======== STORED ROWS ========

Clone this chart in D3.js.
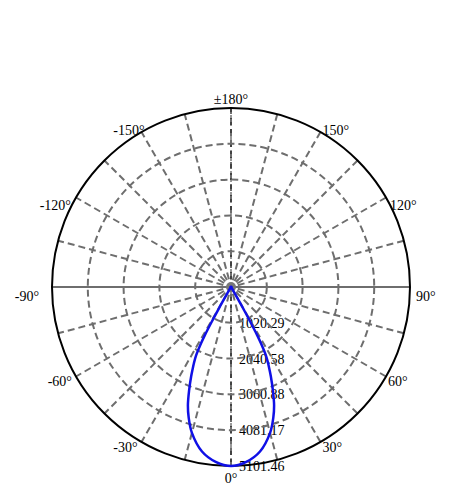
<!DOCTYPE html>
<html>
<head>
<meta charset="utf-8">
<script src="https://cdn.jsdelivr.net/npm/d3@7"></script>
<style>
  body { margin: 0; background: #fff; }
  text { font-family: "Liberation Serif", "Times New Roman", serif; font-size: 14px; fill: #000; }
</style>
</head>
<body>
<div id="chart"></div>
<script>
// Luminous intensity (cd) per angle, symmetric about 0°
var angles = [0, 5, 10, 15, 18, 20, 22, 24, 25, 26, 27, 28, 28.5, 29, 29.5, 30, 31, 33, 35, 45, 60, 90, 120, 150, 180];
var intensity = [5101.46, 5002, 4760, 4304, 3905, 3591, 3192, 2793, 2594, 2408, 2195, 1824, 1568, 1140, 713, 342, 143, 57, 40, 25, 20, 15, 10, 8, 8];

// Radial ring values and labels
var ringValues = [1020.29, 2040.58, 3060.88, 4081.17, 5101.46];
var ringLabels = ["1020.29", "2040.58", "3060.88", "4081.17", "5101.46"];

// Angle labels
var labelAngles = [0, 30, 60, 90, 120, 150, 180, -150, -120, -90, -60, -30];
var labelTexts = ["0°", "30°", "60°", "90°", "120°", "150°", "±180°", "-150°", "-120°", "-90°", "-60°", "-30°"];

var width = 450, height = 500;
var cx = 231, cy = 287, R = 179;

var svg = d3.select("#chart").append("svg")
    .attr("width", width)
    .attr("height", height);

var r = d3.scaleLinear().domain([0, 5101.46]).range([0, R]);

// polar -> screen: 0° points down, 90° to the right
function px(a, v) { return cx + r(v) * Math.sin(a * Math.PI / 180); }
function py(a, v) { return cy + r(v) * Math.cos(a * Math.PI / 180); }

var g = svg.append("g");

// radial value labels (under the grid)
g.selectAll(".rlabel")
    .data(ringValues)
    .enter().append("text")
    .attr("x", cx + 8)
    .attr("y", function(d) { return cy + r(d) + 5; })
    .text(function(d, i) { return ringLabels[i]; });

// spokes every 15 degrees, drawn as diameters
var spokes = d3.range(0, 180, 15);
g.selectAll(".spoke")
    .data(spokes)
    .enter().append("line")
    .attr("x1", function(a) { return px(a, 5101.46); })
    .attr("y1", function(a) { return py(a, 5101.46); })
    .attr("x2", function(a) { return px(a + 180, 5101.46); })
    .attr("y2", function(a) { return py(a + 180, 5101.46); })
    .attr("stroke", "#6e6e6e")
    .attr("stroke-width", 2)
    .attr("stroke-dasharray", function(a) { return a === 90 ? null : "7,4"; });

// thin black dashed axis along 0°/180°
g.append("line")
    .attr("x1", cx).attr("y1", cy - R)
    .attr("x2", cx).attr("y2", cy + R)
    .attr("stroke", "#000")
    .attr("stroke-width", 0.8)
    .attr("stroke-dasharray", "4,3");

// rings
g.selectAll(".ring")
    .data(ringValues.slice(0, -1))
    .enter().append("circle")
    .attr("cx", cx).attr("cy", cy)
    .attr("r", function(d) { return r(d); })
    .attr("fill", "none")
    .attr("stroke", "#6e6e6e")
    .attr("stroke-width", 2)
    .attr("stroke-dasharray", "7,4");

// outer circle
g.append("circle")
    .attr("cx", cx).attr("cy", cy)
    .attr("r", R)
    .attr("fill", "none")
    .attr("stroke", "#000")
    .attr("stroke-width", 2);

// center blob
g.append("circle")
    .attr("cx", cx).attr("cy", cy)
    .attr("r", 5)
    .attr("fill", "#777");

// angle labels: small per-label nudges to sit like the original
var labelDx = { "0": 0, "30": 2, "60": 2, "90": 6, "120": 4, "150": 2, "180": 0,
                "-150": 3, "-120": -5, "-90": -13, "-60": -4, "-30": -4 };
var labelDy = { "0": 17, "30": 10, "60": 9, "90": 14, "120": 12, "150": 3, "180": -4,
                "-150": 3, "-120": 12, "-90": 14, "-60": 9, "-30": 10 };

g.selectAll(".alabel")
    .data(labelAngles)
    .enter().append("text")
    .attr("x", function(a) { return px(a, 5101.46) + labelDx[a]; })
    .attr("y", function(a) { return py(a, 5101.46) + labelDy[a]; })
    .attr("text-anchor", function(a) {
        if (a === 0 || a === 180) return "middle";
        return a > 0 ? "start" : "end";
    })
    .text(function(a, i) { return labelTexts[i]; });

// intensity curve, mirrored for negative angles
var pts = [];
for (var i = angles.length - 1; i > 0; i--) pts.push([-angles[i], intensity[i]]);
for (var j = 0; j < angles.length; j++) pts.push([angles[j], intensity[j]]);

var radial = d3.lineRadial()
    .angle(function(d) { return Math.PI - d[0] * Math.PI / 180; })
    .radius(function(d) { return r(d[1]); })
    .curve(d3.curveCatmullRomClosed.alpha(0.5));

g.append("path")
    .datum(pts)
    .attr("transform", "translate(" + cx + "," + cy + ")")
    .attr("d", radial)
    .attr("fill", "none")
    .attr("stroke", "#1010e6")
    .attr("stroke-width", 2.5);
</script>
</body>
</html>
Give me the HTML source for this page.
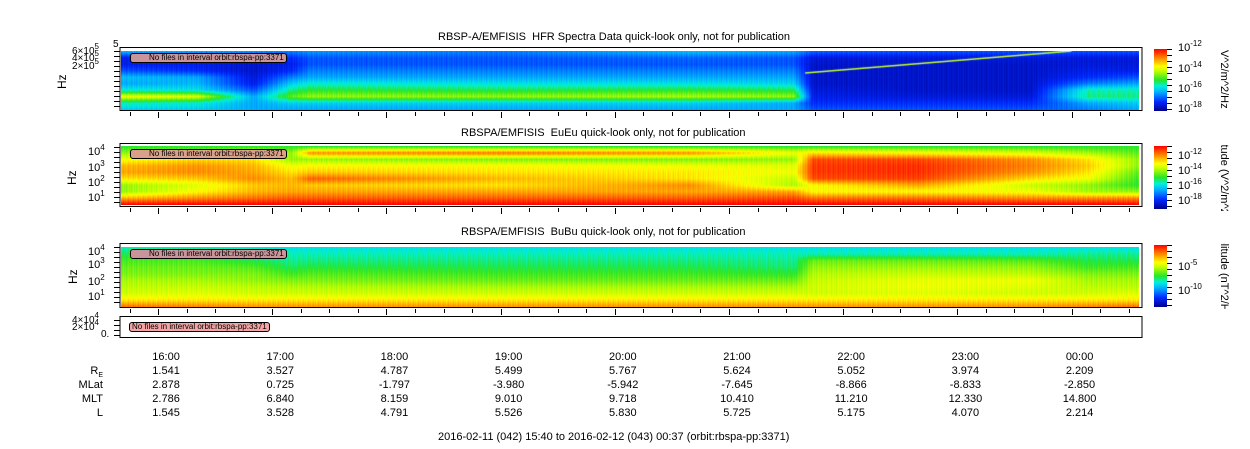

========

_WRITTEN INSTRUCTION:_
Output the data above without changes, apart from leaving out the pictures.

_SOLUTION FOR THIS TASK:_
Clone this chart in D3.js.
<!DOCTYPE html>
<html>
<head>
<meta charset="utf-8">
<script src="https://cdn.jsdelivr.net/npm/d3@7"></script>
<style>
  body { margin: 0; background: #fff; }
  text { font-family: "Liberation Serif", "Times New Roman", serif; font-size: 14px; fill: #000; }
</style>
</head>
<body>
<div id="chart"></div>
<script>
// Luminous intensity (cd) per angle, symmetric about 0°
var angles = [0, 5, 10, 15, 18, 20, 22, 24, 25, 26, 27, 28, 28.5, 29, 29.5, 30, 31, 33, 35, 45, 60, 90, 120, 150, 180];
var intensity = [5101.46, 5002, 4760, 4304, 3905, 3591, 3192, 2793, 2594, 2408, 2195, 1824, 1568, 1140, 713, 342, 143, 57, 40, 25, 20, 15, 10, 8, 8];

// Radial ring values and labels
var ringValues = [1020.29, 2040.58, 3060.88, 4081.17, 5101.46];
var ringLabels = ["1020.29", "2040.58", "3060.88", "4081.17", "5101.46"];

// Angle labels
var labelAngles = [0, 30, 60, 90, 120, 150, 180, -150, -120, -90, -60, -30];
var labelTexts = ["0°", "30°", "60°", "90°", "120°", "150°", "±180°", "-150°", "-120°", "-90°", "-60°", "-30°"];

var width = 450, height = 500;
var cx = 231, cy = 287, R = 179;

var svg = d3.select("#chart").append("svg")
    .attr("width", width)
    .attr("height", height);

var r = d3.scaleLinear().domain([0, 5101.46]).range([0, R]);

// polar -> screen: 0° points down, 90° to the right
function px(a, v) { return cx + r(v) * Math.sin(a * Math.PI / 180); }
function py(a, v) { return cy + r(v) * Math.cos(a * Math.PI / 180); }

var g = svg.append("g");

// radial value labels (under the grid)
g.selectAll(".rlabel")
    .data(ringValues)
    .enter().append("text")
    .attr("x", cx + 8)
    .attr("y", function(d) { return cy + r(d) + 5; })
    .text(function(d, i) { return ringLabels[i]; });

// spokes every 15 degrees, drawn as diameters
var spokes = d3.range(0, 180, 15);
g.selectAll(".spoke")
    .data(spokes)
    .enter().append("line")
    .attr("x1", function(a) { return px(a, 5101.46); })
    .attr("y1", function(a) { return py(a, 5101.46); })
    .attr("x2", function(a) { return px(a + 180, 5101.46); })
    .attr("y2", function(a) { return py(a + 180, 5101.46); })
    .attr("stroke", "#6e6e6e")
    .attr("stroke-width", 2)
    .attr("stroke-dasharray", function(a) { return a === 90 ? null : "7,4"; });

// thin black dashed axis along 0°/180°
g.append("line")
    .attr("x1", cx).attr("y1", cy - R)
    .attr("x2", cx).attr("y2", cy + R)
    .attr("stroke", "#000")
    .attr("stroke-width", 0.8)
    .attr("stroke-dasharray", "4,3");

// rings
g.selectAll(".ring")
    .data(ringValues.slice(0, -1))
    .enter().append("circle")
    .attr("cx", cx).attr("cy", cy)
    .attr("r", function(d) { return r(d); })
    .attr("fill", "none")
    .attr("stroke", "#6e6e6e")
    .attr("stroke-width", 2)
    .attr("stroke-dasharray", "7,4");

// outer circle
g.append("circle")
    .attr("cx", cx).attr("cy", cy)
    .attr("r", R)
    .attr("fill", "none")
    .attr("stroke", "#000")
    .attr("stroke-width", 2);

// center blob
g.append("circle")
    .attr("cx", cx).attr("cy", cy)
    .attr("r", 5)
    .attr("fill", "#777");

// angle labels: small per-label nudges to sit like the original
var labelDx = { "0": 0, "30": 2, "60": 2, "90": 6, "120": 4, "150": 2, "180": 0,
                "-150": 3, "-120": -5, "-90": -13, "-60": -4, "-30": -4 };
var labelDy = { "0": 17, "30": 10, "60": 9, "90": 14, "120": 12, "150": 3, "180": -4,
                "-150": 3, "-120": 12, "-90": 14, "-60": 9, "-30": 10 };

g.selectAll(".alabel")
    .data(labelAngles)
    .enter().append("text")
    .attr("x", function(a) { return px(a, 5101.46) + labelDx[a]; })
    .attr("y", function(a) { return py(a, 5101.46) + labelDy[a]; })
    .attr("text-anchor", function(a) {
        if (a === 0 || a === 180) return "middle";
        return a > 0 ? "start" : "end";
    })
    .text(function(a, i) { return labelTexts[i]; });

// intensity curve, mirrored for negative angles
var pts = [];
for (var i = angles.length - 1; i > 0; i--) pts.push([-angles[i], intensity[i]]);
for (var j = 0; j < angles.length; j++) pts.push([angles[j], intensity[j]]);

var radial = d3.lineRadial()
    .angle(function(d) { return Math.PI - d[0] * Math.PI / 180; })
    .radius(function(d) { return r(d[1]); })
    .curve(d3.curveCatmullRomClosed.alpha(0.5));

g.append("path")
    .datum(pts)
    .attr("transform", "translate(" + cx + "," + cy + ")")
    .attr("d", radial)
    .attr("fill", "none")
    .attr("stroke", "#1010e6")
    .attr("stroke-width", 2.5);
</script>
</body>
</html>
Give me the HTML source for this page.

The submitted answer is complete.